Ao subir a minha rua íngreme até atingir a Escola Politécnica quase que me ia faltando o ar.
Sentia sobre o peito o peso de quase cinquenta anos de arbítrio, recordava-me, comovido, da minha vida e dos que eram como eu: uma mocidade sacrificada, muita dela frustrada, o rosário infinito das amarguras e das desilusões passadas pelos seus mortos e pelos que envelheceram na dura caminhada. Lembrei-me das cadeias, minhas e dos outros, as nossas deportações, os longos exílios, a odisseia das famílias, a dor dos amigos. Ao atingir o cimo da calçada, as lágrimas corriam-me pela cara e com elas as lágrimas dos que a mim se juntaram, conhecidos e desconhecidos, como se se tivessem aberto de par em par os gonzos das catacumbas. Seria possível? Teria chegado a hora? O que era aquilo? (…)

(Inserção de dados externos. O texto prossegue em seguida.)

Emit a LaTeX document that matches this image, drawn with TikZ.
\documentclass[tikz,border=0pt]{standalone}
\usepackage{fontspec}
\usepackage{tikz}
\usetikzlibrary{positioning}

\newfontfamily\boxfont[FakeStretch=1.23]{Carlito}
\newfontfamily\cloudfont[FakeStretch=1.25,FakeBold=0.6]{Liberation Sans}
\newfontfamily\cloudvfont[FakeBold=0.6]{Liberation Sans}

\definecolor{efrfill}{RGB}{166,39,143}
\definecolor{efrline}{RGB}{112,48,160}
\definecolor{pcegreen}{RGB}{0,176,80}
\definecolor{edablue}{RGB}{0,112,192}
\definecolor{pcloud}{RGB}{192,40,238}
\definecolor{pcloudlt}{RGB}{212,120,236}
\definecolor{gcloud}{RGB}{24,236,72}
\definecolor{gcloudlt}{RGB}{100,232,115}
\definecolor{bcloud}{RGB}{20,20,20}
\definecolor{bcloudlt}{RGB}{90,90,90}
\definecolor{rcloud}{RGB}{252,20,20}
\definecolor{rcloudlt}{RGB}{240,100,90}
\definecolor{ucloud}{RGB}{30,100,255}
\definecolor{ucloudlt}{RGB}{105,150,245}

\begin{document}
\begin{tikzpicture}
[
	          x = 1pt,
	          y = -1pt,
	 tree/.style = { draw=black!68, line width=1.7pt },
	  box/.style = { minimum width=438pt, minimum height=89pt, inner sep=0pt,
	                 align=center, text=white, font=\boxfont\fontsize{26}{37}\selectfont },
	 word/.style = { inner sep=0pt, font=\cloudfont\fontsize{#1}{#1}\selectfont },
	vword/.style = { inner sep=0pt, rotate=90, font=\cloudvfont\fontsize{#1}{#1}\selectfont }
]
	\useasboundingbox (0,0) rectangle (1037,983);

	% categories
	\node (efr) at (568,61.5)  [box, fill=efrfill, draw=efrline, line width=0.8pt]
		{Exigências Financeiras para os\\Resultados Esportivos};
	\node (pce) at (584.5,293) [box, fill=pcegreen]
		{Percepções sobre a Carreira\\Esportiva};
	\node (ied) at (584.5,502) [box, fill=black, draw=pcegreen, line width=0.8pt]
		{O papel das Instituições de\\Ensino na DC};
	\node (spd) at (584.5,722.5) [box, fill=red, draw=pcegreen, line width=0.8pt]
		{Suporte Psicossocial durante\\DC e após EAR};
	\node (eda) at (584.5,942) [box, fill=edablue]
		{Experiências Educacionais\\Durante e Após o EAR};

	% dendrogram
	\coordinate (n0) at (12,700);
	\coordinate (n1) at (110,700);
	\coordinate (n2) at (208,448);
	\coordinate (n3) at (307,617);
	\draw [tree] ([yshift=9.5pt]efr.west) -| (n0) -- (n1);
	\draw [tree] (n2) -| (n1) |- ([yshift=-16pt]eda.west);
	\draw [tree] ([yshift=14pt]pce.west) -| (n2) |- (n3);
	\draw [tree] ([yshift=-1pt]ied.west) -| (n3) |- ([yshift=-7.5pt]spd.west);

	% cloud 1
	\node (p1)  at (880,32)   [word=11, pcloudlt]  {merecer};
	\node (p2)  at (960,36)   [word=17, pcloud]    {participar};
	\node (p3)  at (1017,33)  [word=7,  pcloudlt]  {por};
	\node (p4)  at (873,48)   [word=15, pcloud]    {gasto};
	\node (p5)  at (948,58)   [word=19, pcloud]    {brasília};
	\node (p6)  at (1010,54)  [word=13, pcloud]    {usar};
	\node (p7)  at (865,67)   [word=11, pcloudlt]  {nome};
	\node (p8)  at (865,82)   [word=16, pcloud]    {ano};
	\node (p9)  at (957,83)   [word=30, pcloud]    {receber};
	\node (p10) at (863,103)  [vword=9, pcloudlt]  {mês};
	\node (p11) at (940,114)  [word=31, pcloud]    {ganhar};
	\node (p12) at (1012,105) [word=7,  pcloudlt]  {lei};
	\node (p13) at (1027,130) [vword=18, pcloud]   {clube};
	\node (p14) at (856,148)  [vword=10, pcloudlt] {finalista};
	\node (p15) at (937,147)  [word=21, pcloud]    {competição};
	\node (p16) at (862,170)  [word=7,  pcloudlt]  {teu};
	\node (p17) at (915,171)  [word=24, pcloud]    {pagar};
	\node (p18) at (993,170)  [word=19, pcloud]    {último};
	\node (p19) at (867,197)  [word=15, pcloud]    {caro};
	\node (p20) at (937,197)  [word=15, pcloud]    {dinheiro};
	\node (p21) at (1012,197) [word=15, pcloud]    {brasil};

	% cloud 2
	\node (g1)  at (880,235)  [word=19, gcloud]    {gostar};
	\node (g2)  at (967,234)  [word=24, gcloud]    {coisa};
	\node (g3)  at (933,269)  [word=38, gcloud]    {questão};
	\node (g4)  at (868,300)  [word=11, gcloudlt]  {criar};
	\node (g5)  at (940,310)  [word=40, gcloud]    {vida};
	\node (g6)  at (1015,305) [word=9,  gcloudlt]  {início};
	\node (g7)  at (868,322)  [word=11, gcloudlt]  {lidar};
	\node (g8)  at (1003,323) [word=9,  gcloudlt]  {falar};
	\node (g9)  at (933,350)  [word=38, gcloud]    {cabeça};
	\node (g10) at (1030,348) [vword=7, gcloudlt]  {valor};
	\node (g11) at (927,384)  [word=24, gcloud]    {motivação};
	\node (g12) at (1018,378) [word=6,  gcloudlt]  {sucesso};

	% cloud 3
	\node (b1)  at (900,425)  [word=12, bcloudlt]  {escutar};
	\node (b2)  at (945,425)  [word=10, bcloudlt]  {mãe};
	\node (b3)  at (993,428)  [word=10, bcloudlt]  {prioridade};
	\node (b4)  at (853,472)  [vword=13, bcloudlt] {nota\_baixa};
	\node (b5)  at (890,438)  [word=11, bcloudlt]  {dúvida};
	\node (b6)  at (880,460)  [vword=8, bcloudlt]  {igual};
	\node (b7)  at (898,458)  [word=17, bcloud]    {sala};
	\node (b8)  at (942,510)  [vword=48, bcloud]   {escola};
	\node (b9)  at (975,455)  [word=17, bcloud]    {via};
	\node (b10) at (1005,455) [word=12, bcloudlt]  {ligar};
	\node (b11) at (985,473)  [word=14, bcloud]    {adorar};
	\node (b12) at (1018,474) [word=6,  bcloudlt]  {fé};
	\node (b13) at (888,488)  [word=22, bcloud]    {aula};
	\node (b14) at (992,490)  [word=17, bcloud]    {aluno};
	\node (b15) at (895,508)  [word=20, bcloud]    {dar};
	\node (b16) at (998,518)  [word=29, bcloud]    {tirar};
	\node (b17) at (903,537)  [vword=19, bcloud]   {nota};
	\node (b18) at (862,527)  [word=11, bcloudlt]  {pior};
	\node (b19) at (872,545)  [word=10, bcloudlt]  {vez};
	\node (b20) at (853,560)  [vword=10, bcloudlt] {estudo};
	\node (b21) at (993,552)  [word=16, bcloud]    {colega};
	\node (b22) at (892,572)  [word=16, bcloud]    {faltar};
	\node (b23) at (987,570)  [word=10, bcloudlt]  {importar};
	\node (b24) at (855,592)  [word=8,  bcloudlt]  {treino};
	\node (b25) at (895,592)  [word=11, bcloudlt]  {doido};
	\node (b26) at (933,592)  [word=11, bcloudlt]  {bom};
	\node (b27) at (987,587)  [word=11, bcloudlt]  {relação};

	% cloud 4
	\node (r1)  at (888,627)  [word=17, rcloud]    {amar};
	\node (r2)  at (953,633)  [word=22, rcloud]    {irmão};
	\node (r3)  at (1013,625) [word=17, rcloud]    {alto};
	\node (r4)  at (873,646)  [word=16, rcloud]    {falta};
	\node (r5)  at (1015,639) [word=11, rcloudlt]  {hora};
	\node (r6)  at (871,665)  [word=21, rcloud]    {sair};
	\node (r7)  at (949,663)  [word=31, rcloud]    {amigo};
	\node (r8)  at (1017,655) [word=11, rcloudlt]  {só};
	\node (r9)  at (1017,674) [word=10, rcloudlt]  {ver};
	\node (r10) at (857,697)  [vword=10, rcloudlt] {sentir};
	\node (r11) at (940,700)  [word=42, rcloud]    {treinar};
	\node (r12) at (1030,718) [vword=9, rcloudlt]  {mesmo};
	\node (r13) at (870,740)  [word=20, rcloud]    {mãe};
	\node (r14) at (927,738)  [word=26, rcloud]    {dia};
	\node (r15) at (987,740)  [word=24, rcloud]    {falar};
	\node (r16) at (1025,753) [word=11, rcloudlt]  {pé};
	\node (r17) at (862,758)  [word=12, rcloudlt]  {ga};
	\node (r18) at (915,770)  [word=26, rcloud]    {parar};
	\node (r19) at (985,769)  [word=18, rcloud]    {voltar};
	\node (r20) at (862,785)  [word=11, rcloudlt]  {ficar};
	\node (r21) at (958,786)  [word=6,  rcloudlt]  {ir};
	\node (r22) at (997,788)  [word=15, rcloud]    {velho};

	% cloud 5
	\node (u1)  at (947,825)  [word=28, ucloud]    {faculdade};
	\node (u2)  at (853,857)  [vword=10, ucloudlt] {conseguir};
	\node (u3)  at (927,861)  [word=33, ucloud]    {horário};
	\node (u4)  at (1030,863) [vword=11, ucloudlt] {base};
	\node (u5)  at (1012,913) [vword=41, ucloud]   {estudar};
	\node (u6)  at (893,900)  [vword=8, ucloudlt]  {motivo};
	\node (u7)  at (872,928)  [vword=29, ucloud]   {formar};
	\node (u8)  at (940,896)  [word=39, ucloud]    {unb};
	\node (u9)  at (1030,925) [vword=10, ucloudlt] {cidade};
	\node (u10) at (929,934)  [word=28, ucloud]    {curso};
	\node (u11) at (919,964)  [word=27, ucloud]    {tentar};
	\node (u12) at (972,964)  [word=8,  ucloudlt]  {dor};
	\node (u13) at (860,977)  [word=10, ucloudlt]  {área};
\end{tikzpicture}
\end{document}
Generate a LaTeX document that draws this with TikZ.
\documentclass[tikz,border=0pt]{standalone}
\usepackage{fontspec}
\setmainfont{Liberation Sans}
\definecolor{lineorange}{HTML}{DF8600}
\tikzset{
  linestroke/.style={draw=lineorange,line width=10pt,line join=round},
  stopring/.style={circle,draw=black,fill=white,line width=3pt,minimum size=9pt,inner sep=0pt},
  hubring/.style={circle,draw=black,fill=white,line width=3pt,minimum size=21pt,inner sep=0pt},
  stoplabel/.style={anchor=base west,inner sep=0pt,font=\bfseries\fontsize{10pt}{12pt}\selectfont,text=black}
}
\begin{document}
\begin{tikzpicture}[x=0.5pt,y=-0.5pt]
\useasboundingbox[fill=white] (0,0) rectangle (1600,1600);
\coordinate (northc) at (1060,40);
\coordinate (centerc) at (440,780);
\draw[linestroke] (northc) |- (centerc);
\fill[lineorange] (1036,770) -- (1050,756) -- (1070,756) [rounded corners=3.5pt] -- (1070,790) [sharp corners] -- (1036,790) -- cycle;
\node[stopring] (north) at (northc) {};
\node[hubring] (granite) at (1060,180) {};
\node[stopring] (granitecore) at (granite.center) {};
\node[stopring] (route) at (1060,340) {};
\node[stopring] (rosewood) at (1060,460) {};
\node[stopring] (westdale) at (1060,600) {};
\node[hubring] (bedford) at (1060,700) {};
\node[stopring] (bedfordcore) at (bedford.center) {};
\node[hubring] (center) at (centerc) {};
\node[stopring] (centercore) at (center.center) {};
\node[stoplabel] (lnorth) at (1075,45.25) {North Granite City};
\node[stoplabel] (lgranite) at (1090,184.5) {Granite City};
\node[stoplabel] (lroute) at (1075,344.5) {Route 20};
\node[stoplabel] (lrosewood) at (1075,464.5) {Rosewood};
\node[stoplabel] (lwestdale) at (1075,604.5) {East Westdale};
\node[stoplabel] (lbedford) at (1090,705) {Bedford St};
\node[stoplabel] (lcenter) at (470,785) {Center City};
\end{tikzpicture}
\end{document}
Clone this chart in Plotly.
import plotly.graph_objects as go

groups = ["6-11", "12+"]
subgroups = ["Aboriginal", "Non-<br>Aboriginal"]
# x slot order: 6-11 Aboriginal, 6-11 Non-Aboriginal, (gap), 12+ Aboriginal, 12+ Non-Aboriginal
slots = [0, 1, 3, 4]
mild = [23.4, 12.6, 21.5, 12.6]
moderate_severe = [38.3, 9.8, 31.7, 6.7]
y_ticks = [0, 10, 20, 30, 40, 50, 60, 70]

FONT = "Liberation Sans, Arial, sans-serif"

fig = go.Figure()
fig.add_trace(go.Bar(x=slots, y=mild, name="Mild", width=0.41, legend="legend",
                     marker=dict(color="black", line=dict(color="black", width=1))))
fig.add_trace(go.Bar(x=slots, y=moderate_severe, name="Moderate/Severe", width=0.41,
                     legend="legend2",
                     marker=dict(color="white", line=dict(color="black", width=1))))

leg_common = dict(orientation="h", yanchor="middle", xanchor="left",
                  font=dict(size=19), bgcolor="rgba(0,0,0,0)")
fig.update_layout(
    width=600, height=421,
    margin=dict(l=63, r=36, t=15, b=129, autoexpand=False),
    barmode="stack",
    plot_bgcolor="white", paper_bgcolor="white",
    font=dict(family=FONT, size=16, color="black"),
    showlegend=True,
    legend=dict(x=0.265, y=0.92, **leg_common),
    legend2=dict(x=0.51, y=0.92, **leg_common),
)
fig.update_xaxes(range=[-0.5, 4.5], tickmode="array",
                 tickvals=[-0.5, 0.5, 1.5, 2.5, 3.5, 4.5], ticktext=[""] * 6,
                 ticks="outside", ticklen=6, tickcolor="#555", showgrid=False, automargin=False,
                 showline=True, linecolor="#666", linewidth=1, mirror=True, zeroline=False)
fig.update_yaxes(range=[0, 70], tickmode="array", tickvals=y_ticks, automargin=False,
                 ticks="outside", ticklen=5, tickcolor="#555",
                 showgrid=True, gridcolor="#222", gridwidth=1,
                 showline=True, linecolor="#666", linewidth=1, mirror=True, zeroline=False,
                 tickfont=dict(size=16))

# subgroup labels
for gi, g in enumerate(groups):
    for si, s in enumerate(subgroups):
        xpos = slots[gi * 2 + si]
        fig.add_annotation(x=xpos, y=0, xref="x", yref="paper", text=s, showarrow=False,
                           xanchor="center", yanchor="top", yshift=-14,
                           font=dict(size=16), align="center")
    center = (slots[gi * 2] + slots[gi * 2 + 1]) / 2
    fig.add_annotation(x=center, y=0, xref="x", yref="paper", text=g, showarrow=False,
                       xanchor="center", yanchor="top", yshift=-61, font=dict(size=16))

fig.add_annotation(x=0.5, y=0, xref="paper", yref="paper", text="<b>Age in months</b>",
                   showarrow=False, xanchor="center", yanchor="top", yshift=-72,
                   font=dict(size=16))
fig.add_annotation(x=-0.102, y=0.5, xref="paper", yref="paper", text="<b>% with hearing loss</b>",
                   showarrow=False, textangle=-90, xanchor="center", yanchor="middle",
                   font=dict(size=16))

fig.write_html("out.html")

Irreversível vitória da liberdade (…)”.
O Presidente da República, Ramalho Eanes, afirma no início do seu discurso: “Esta cerimónia marca o ponto mais alto nos atos com que o povo português tem vindo a celebrar o 25 de Abril. Nos dois anos anteriores o povo celebrou-o exercendo os direitos reassumidos: votou – e através do seu voto ergueu as traves mestras da nova sociedade. Hoje, plenamente instituídos os órgãos do Poder, a Assembleia da República, que em si consubstancia a própria democracia pluralista, culmina as celebrações com esta sessão em que o País está presente nos seus mandatários e nos seus responsáveis.”
Aplaudido de pé por todos os Deputados e pela assistência, Ramalho Eanes termina a sua intervenção: “Só a eficácia da democracia permite manter a estima do povo pelo regime democrático. E é ainda a defesa da democracia que exigirá a procura de alternativas que a garantam. Nesta hora do nosso destino de nação independente, não é legítimo ignorar a crise que nos ameaça: o estado da nossa economia, as contradições que dilaceram a nossa sociedade. Vivemos a primeira oportunidade democrática em meio século. O esforço consciente de cada um fará desta oportunidade uma vitória do povo português e de Portugal.”